Health plans can align with providers by offering efficient administrative processes. Ideally, alignment should allow providers to share with payers all relevant clinical data on their patients based on an agreed upon care plan and compensation. Payers would reciprocate with clinical care support and administrative tools to ease costs and administrative burdens, and enhance efficiencies and clinical outcomes through actionable data shared throughout the continuum.
For example, automating utilization management and other transaction processes can streamline workflows, as well as speed the exchange of clinical, financial and patient data to near-real time. In addition, the use of multi-payer portals allows providers to exchange information with multiple health plans they contract with at the same time.
Claims Denial Management
Automation can also positively impact the rate of denied claims. According to the Advisory Board, although nearly two-thirds of denied claims are recoverable, 90% are preventable. The truth is that most denied claims are the result of errors, oversights, and the inefficiencies of manual claims processing.
Employing technology and services that improve a provider’s clean-claim rate by eliminating manual functions, identifying claim issues—such as eligibility and authorizations—and capturing modification in health plan rules before prior to submission can save hospitals and health systems millions of dollars in claim adjudication costs. Automation can also help with bundled-payment programs, which aggregates payments into a single fee and are often a cause of denied claims.
Effective automation relies on good business process design, with multiple factors to consider, including systems use, business impact, data touchpoints, ROI of labor, and investment. And the ROI—from the front office and the back office—is significant.
For example, robotic process automation (RPA) reduces or can even totally eliminate the manual effort required for many activities or tasks. RPA doesn’t require back-office integration through APIs and seamlessly works with end-user interfaces and enterprise applications. The technology-agnostic solutions work well with data-intensive processes, across multiple domains and industry verticals.

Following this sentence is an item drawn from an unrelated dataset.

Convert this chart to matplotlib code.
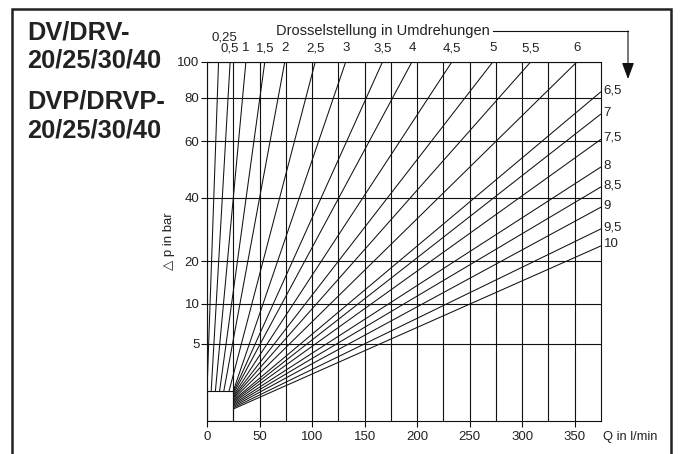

As health plans address the underlying problems of organizational silos, legacy systems, and manual processes, they are making it easier for providers to share quality and risk information; reducing the number of requests to providers by asking the right person for the right information at the right time; and improving adoption of data management systems by allowing providers to quickly and easily update their demographic information and send it to all participating health plans.
With access to timely and accurate data, health plans are better able to manage costs, improve engagement with providers, and ensure members have the information they need to make informed healthcare decisions.